• **Data shown**:
====================
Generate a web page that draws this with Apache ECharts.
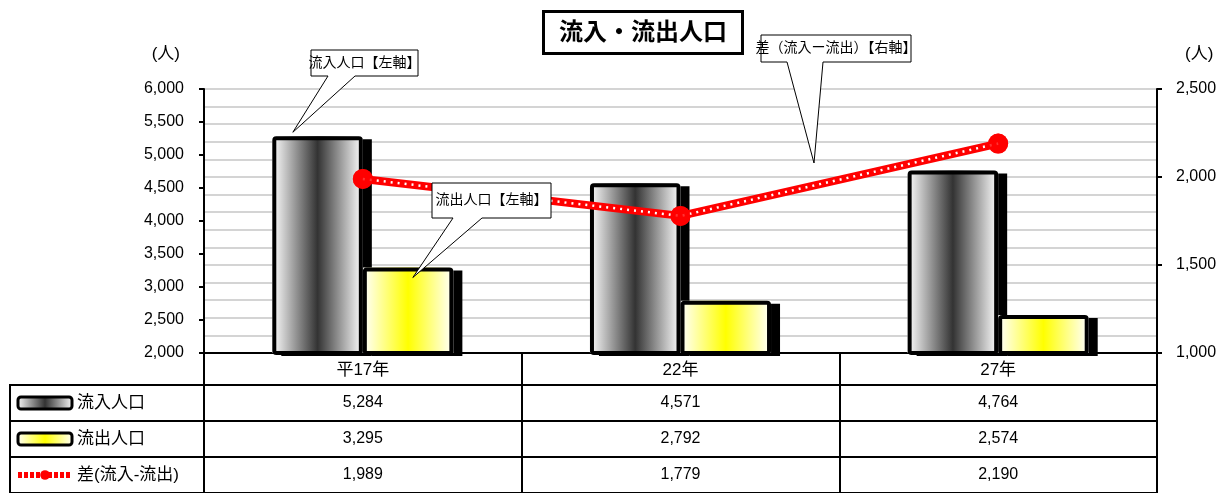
====================
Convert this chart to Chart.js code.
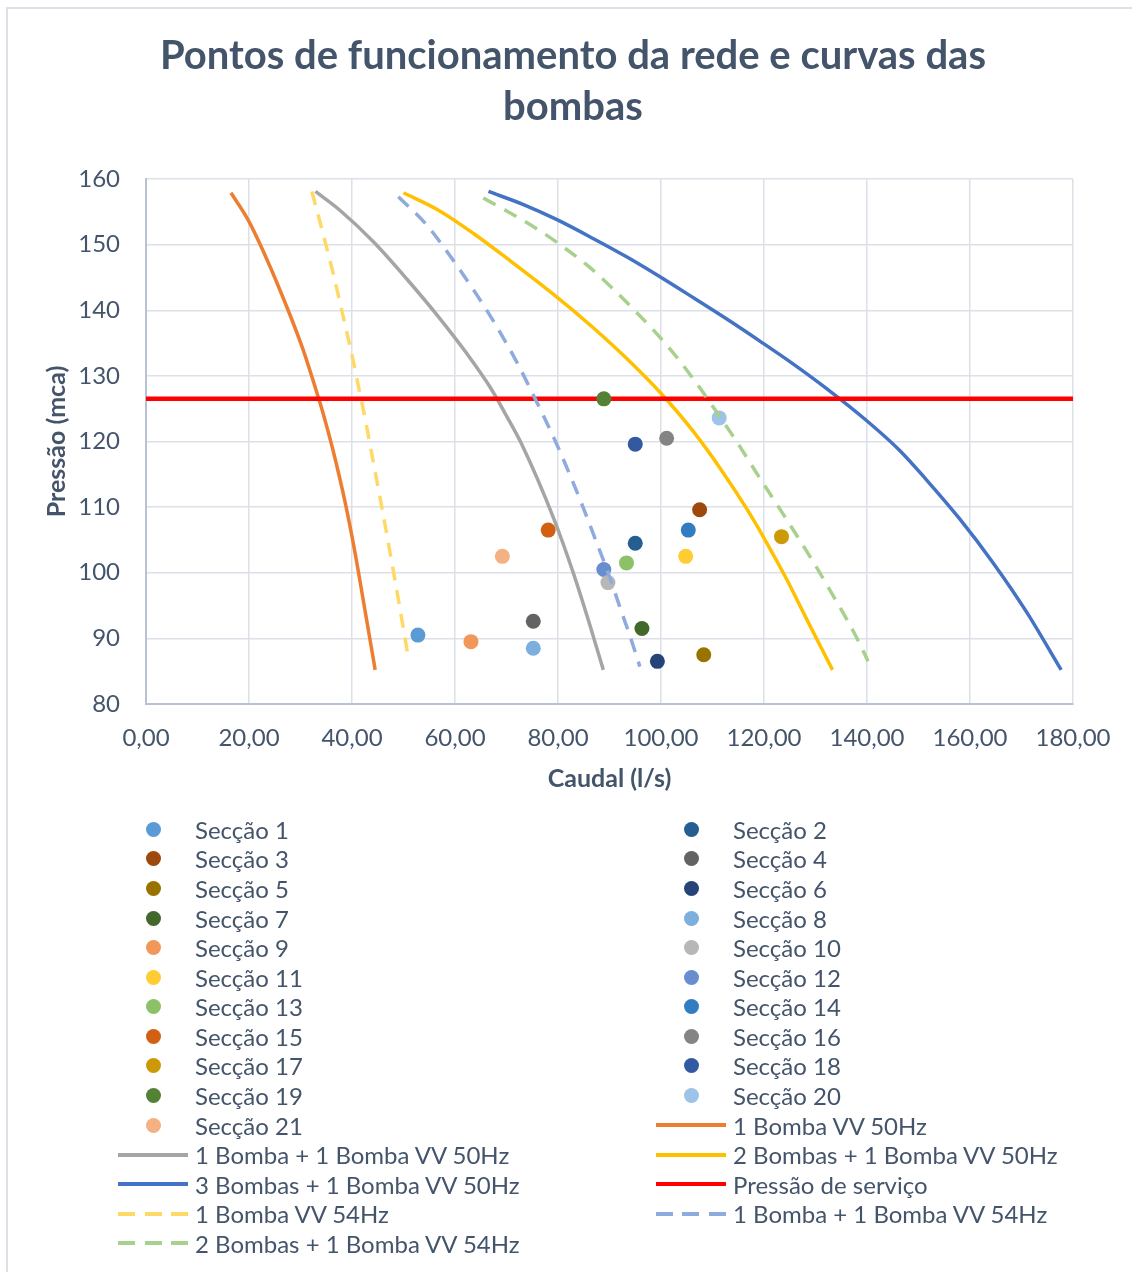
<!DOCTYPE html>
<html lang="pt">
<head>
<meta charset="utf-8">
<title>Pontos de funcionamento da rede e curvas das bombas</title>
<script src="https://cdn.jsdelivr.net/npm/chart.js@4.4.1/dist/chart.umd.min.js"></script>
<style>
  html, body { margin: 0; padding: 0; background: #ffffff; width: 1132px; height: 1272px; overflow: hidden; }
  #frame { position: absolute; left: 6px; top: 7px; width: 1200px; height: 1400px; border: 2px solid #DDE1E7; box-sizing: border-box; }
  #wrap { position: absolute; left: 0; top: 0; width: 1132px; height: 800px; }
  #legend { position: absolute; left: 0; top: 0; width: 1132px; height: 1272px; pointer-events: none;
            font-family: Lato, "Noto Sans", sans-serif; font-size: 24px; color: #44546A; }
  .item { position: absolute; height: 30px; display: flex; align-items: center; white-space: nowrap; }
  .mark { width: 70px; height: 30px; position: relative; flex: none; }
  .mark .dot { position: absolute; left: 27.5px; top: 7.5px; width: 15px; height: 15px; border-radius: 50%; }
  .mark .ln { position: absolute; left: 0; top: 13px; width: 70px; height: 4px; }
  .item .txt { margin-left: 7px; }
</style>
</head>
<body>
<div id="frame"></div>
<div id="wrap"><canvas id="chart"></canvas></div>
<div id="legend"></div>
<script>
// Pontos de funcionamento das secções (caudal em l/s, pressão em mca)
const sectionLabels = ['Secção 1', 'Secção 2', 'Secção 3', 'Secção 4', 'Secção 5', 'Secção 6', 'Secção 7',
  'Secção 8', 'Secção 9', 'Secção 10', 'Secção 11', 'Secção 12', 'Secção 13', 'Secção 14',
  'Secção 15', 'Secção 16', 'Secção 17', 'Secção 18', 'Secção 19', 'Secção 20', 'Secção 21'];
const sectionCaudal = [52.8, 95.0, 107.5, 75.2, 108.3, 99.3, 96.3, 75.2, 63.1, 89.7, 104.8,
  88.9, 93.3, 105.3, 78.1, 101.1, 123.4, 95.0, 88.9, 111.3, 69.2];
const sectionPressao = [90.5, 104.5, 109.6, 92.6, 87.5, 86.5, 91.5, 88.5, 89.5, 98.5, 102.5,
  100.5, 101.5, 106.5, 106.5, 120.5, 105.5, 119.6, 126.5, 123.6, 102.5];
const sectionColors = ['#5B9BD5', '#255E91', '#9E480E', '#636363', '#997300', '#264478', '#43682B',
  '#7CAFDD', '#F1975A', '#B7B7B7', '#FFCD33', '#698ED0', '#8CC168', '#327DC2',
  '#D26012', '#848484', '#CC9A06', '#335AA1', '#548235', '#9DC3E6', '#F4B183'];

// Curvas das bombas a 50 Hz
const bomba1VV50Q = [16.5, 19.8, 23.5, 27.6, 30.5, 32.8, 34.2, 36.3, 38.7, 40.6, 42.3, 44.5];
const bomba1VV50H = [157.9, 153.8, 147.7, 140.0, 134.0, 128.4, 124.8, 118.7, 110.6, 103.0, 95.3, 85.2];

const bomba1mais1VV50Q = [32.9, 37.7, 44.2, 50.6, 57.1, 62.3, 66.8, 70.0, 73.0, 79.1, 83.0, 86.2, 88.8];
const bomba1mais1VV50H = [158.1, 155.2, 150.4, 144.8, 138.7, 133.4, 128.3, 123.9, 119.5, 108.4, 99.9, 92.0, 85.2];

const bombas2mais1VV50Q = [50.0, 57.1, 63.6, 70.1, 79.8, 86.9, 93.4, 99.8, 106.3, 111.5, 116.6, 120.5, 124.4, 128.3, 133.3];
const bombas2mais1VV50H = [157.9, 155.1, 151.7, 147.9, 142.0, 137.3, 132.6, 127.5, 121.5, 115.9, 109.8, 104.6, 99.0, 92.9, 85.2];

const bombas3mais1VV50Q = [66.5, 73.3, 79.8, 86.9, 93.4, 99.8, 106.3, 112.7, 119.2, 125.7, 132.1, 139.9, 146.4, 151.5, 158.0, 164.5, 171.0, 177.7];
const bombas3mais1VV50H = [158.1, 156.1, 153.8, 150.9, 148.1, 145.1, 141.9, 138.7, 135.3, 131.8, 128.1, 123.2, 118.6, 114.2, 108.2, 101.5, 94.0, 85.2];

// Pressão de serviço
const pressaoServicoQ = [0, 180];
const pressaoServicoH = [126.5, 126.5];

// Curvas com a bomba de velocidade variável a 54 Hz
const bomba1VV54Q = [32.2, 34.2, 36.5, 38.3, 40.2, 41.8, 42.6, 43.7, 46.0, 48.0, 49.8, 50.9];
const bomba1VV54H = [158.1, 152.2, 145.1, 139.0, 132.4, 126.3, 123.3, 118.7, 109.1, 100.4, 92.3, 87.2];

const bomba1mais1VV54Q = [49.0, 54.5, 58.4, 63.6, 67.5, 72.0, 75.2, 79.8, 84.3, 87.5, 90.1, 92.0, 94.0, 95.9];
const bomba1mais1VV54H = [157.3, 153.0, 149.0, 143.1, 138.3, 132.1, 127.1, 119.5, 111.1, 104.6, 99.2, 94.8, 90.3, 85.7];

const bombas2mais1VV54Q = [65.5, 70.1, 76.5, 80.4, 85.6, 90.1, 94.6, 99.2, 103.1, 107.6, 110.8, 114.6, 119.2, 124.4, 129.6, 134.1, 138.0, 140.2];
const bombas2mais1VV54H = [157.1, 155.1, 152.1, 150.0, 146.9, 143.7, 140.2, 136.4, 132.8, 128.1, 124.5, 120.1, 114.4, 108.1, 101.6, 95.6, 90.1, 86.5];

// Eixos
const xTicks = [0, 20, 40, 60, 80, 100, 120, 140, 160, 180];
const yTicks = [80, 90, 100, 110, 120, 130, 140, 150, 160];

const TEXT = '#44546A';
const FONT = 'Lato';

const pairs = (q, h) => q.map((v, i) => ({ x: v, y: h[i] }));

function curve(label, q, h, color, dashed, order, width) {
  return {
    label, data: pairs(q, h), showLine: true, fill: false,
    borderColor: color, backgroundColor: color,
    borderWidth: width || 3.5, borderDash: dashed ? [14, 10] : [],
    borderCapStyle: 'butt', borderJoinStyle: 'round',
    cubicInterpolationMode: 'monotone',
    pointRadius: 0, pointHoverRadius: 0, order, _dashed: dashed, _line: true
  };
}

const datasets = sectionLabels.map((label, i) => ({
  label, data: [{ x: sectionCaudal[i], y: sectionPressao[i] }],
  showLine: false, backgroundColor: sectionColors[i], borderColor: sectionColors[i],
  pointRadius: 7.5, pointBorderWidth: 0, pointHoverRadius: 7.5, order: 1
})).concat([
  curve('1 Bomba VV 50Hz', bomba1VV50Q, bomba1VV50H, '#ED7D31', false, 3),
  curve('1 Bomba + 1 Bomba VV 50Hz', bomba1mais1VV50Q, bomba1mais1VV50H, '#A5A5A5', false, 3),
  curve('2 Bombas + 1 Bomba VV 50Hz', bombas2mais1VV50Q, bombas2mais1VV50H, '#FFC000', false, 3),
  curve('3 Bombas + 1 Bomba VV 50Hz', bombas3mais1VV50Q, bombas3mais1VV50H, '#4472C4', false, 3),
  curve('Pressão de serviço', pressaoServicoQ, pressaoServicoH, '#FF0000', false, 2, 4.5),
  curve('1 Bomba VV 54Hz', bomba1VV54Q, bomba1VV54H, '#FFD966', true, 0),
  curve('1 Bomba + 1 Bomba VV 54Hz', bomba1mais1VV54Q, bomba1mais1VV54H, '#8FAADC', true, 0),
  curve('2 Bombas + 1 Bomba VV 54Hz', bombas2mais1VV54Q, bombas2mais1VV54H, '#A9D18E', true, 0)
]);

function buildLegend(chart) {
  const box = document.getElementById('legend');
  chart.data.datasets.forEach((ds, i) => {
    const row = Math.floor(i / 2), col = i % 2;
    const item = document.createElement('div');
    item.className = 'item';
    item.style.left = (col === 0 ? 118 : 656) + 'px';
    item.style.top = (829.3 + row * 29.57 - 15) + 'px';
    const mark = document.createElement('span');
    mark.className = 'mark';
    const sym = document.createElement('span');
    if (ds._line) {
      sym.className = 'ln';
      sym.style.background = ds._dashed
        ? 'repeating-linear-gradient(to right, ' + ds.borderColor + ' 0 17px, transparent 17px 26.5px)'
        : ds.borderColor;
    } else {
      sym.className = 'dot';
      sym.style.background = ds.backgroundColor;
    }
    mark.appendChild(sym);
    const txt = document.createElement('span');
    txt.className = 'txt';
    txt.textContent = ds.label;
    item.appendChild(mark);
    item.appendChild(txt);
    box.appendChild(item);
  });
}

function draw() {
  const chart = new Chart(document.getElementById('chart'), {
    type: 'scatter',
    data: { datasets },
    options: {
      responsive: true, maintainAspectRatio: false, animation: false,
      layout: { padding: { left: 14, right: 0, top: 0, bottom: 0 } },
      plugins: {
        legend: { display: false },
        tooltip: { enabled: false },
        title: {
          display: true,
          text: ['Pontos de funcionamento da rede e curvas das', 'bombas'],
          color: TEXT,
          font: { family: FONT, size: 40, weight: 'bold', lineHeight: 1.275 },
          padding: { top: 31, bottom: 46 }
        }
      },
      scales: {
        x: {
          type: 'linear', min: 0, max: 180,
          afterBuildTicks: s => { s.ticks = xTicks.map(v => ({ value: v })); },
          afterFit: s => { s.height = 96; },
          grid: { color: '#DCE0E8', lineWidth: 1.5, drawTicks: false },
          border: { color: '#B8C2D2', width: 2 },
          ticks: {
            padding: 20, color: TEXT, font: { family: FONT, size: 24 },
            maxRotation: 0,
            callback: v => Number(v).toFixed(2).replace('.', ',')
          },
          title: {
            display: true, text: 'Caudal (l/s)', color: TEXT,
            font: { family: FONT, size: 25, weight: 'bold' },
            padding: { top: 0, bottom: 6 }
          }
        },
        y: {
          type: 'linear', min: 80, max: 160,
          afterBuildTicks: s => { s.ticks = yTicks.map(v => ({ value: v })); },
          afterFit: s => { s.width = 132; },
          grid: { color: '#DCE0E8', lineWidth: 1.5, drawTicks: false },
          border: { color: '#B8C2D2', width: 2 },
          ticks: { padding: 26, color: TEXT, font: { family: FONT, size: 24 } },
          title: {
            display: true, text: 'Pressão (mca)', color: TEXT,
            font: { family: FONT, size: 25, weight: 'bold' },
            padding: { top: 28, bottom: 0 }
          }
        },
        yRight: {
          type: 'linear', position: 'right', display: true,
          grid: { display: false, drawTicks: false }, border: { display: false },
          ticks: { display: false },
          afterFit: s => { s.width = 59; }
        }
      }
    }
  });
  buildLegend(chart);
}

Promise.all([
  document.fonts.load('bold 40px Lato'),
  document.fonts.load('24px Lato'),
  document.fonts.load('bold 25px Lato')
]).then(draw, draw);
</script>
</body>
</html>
====================
• **Request**:
Select every line of the material above holding the word "this" and copy it.

• **Task result**:
Generate a web page that draws this with Apache ECharts.
Convert this chart to Chart.js code.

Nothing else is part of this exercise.